Теперь перейдем к фактической стороне афинской силовой политики во время войны. Не имеет смысла следовать за всеми ее мельчайшими колебаниями, но выделим один критический момент, где она достигает своего наивысшего пункта, — поход против Сицилии в 415 году. Это не только неоспоримая вершина фукидидовского искусства, но и то место, где сфокусировано его понимание политики. Фукидид подготавливает изображение сицилийского предприятия уже с первой книги.
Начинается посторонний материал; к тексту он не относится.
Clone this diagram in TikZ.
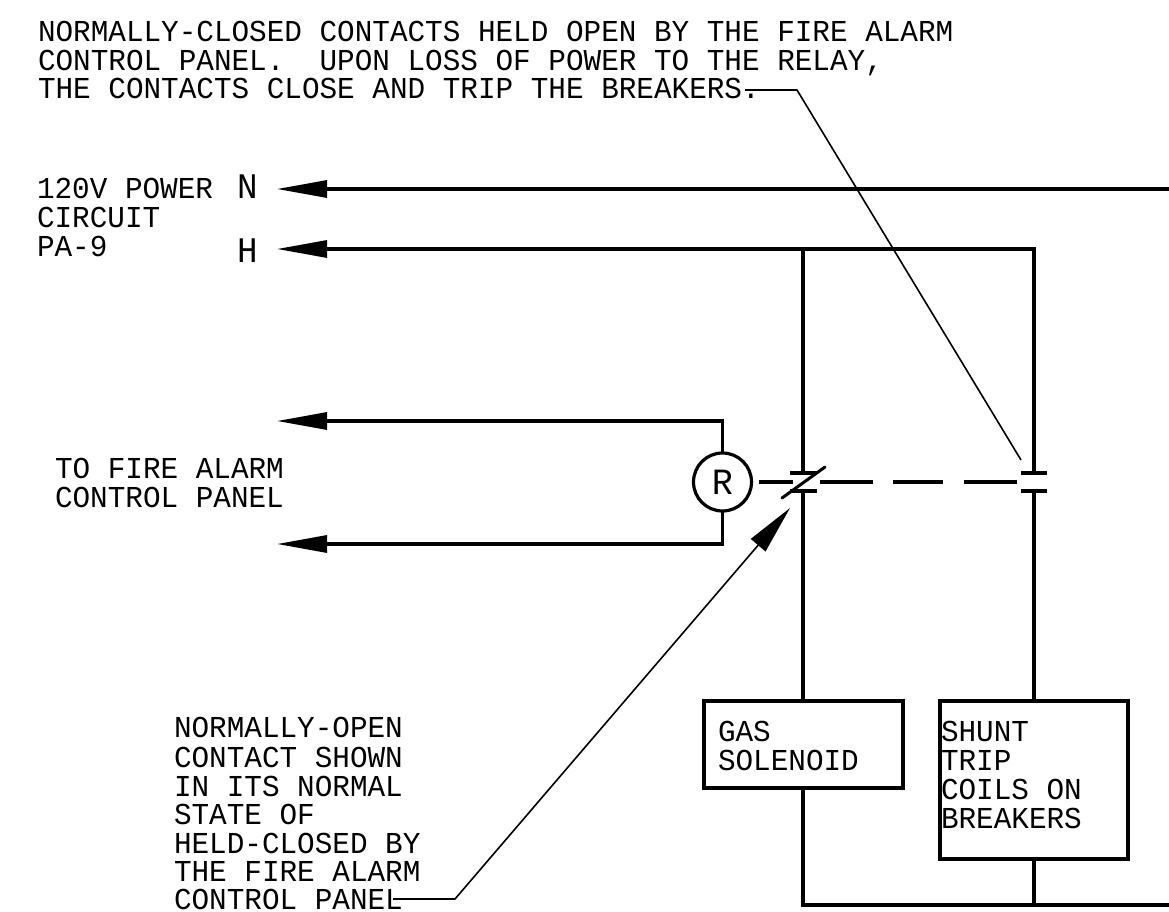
\documentclass[tikz,border=0pt]{standalone}
\usepackage{fontspec}
\setmainfont{Liberation Mono}
\newfontfamily\notefont[FakeStretch=0.965]{Liberation Mono}
\newfontfamily\bigfont[FakeStretch=0.95]{Liberation Mono}
\usetikzlibrary{arrows.meta}
\tikzset{
  wire/.style={line width=3.2pt,line cap=butt,line join=miter},
  thin leader/.style={line width=1.6pt,line join=miter},
  slanted/.style={line width=3pt,line cap=round},
  bighead/.style={-{Triangle[length=50pt,width=17pt]}},
  leaderhead/.style={-{Triangle[length=49pt,width=19pt]}},
  note/.style={inner sep=0pt,outer sep=0pt,anchor=base west,align=left,font=\notefont\fontsize{30.4}{29}\selectfont},
  big/.style={inner sep=0pt,outer sep=0pt,anchor=base west,font=\bigfont\fontsize{36}{36}\selectfont},
  box/.style={draw,line width=3.2pt,inner sep=0pt,outer sep=0pt,anchor=north west},
  relay/.style={draw,circle,line width=3.2pt,minimum size=58pt,inner sep=0pt,outer sep=0pt,font=\bigfont\fontsize{37}{37}\selectfont},
  linktie/.style={line width=3.2pt}
}
\begin{document}
\begin{tikzpicture}[x=1pt,y=-1pt]
\useasboundingbox (0,0) rectangle (1169,912);
% notes
\node[note] (top1) at (38,42) {NORMALLY-CLOSED CONTACTS HELD OPEN BY THE FIRE ALARM};
\node[note] (top2) at (38,70.5) {CONTROL PANEL.\hspace{35.2pt}UPON LOSS OF POWER TO THE RELAY,};
\node[note] (top3) at (38,99) {THE CONTACTS CLOSE AND TRIP THE BREAKERS.};
\node[note] (pw1) at (37,199) {120V POWER};
\node[note] (pw2) at (37,227.5) {CIRCUIT};
\node[note] (pw3) at (37,256) {PA-9};
\node[big] (nlab) at (237,199) {N};
\node[big] (hlab) at (237,262) {H};
\node[note] (fa1) at (55,478) {TO FIRE ALARM};
\node[note] (fa2) at (55,507) {CONTROL PANEL};
\node[note] (no1) at (174,737) {NORMALLY-OPEN};
\node[note] (no2) at (174,767) {CONTACT SHOWN};
\node[note] (no3) at (174,796) {IN ITS NORMAL};
\node[note] (no4) at (174,824) {STATE OF};
\node[note] (no5) at (174,853) {HELD-CLOSED BY};
\node[note] (no6) at (174,881.5) {THE FIRE ALARM};
\node[note] (no7) at (174,909) {CONTROL PANEL};
% devices
\node[box,minimum width=199pt,minimum height=87pt] (gas) at (704,701) {};
\node[note] (gast1) at (718,741) {GAS};
\node[note] (gast2) at (718,770) {SOLENOID};
\node[box,minimum width=188pt,minimum height=158pt] (shunt) at (940,701) {};
\node[note] (sh1) at (941,741) {SHUNT};
\node[note] (sh2) at (941,770) {TRIP};
\node[note] (sh3) at (941,799) {COILS ON};
\node[note] (sh4) at (941,828) {BREAKERS};
\node[relay] (R) at (722.5,482) {R};
% named points
\coordinate (nend) at (277,189);
\coordinate (nstart) at (1169,189);
\coordinate (hend) at (277,249);
\coordinate (htop) at (1034,249);
\coordinate (gtop) at (803,249);
\coordinate (ca) at (803,473);
\coordinate (cb) at (803,491);
\coordinate (da) at (1034,473);
\coordinate (db) at (1034,491);
\coordinate (rtop) at (722.5,421);
\coordinate (rbot) at (722.5,544);
\coordinate (rtopend) at (277,421);
\coordinate (rbotend) at (277,544);
\coordinate (botj) at (803,905);
\coordinate (botk) at (1034,905);
\coordinate (botend) at (1169,905);
% wiring
\draw[wire,bighead] (nstart) -- (nend);
\draw[wire,bighead] (da) -- (htop) -- (hend);
\draw[wire] (gtop) -- (ca);
\draw[wire] (cb) -- (cb |- gas.north);
\draw[wire] (db) -- (db |- shunt.north);
\draw[wire] (gas.south -| botj) -- (botj) -- (botend);
\draw[wire] (shunt.south -| botk) -- (botk);
\draw[wire,bighead] (R.north) -- (rtop) -- (rtopend);
\draw[wire,bighead] (R.south) -- (rbot) -- (rbotend);
% contact plates
\draw[wire] (790,473) -- (817,473);
\draw[wire] (790,491) -- (817,491);
\draw[wire] (1021,473) -- (1047,473);
\draw[wire] (1021,491) -- (1047,491);
\draw[slanted] (782,498) -- (825,467);
% dashed link
\draw[linktie] (759,482) -- (793,482);
\draw[linktie] (820,482) -- (873,482);
\draw[linktie] (893,482) -- (943,482);
\draw[linktie] (964,482) -- (1017,482);
% leaders
\coordinate (l1a) at (745,90);
\coordinate (l1b) at (797,90);
\coordinate (l1c) at (1021,460);
\draw[thin leader] (l1a) -- (l1b) -- (l1c);
\coordinate (l2a) at (393,899);
\coordinate (l2b) at (455,899);
\coordinate (l2c) at (790,508);
\draw[thin leader,leaderhead] (l2a) -- (l2b) -- (l2c);
\end{tikzpicture}
\end{document}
Уже в начале войны Афинам рекомендуется в интересах политики присоединить Керкиру с ее сильным флотом, ибо тот, кто владеет Керкирой, владеет и переправой на Сицилию71. Первая афинская интервенция в Сицилии с небольшим количеством кораблей кажется не имеющей значения, но Фукидид сразу вслед за ней (424 г.) заставляет крупного сиракузского государственного деятеля Гермократа сделать попытку на собрании в Геле уладить споры сицилийских городов и объединить их под предводительством Сиракуз ввиду будущего афинского вторжения. Основания, которые он приводит в поддержку своего предложения, — те же самые, что он потом во время сицилийской войны изложит в Камарине72. Нет сомнения, что Фукидид внес описание этих предварительных этапов лишь в конце войны, когда он описывал сицилийскую экспедицию. Гермократ для Фукидида — единственный дальновидный национальный политик Сицилии, который способен распознать опасность заранее, поскольку она должна прийти. Афиняне не смогут поступить иначе, кроме как попытаться распространить свое господство на Сицилию, ни один человек не может поставить им этого в вину, поскольку сицилийские государства сами призывают их к интервенции. Этот расчет Гермократа показывает, что и за пределами Афин люди научились мыслить с точки зрения реальной политики. Но каким бы правильным не было мнение сиракузянина о привлекательных для Афин сицилийской авантюры, должно было утечь немало воды, чтобы в Афинах начали хотя бы обсуждать эту цель.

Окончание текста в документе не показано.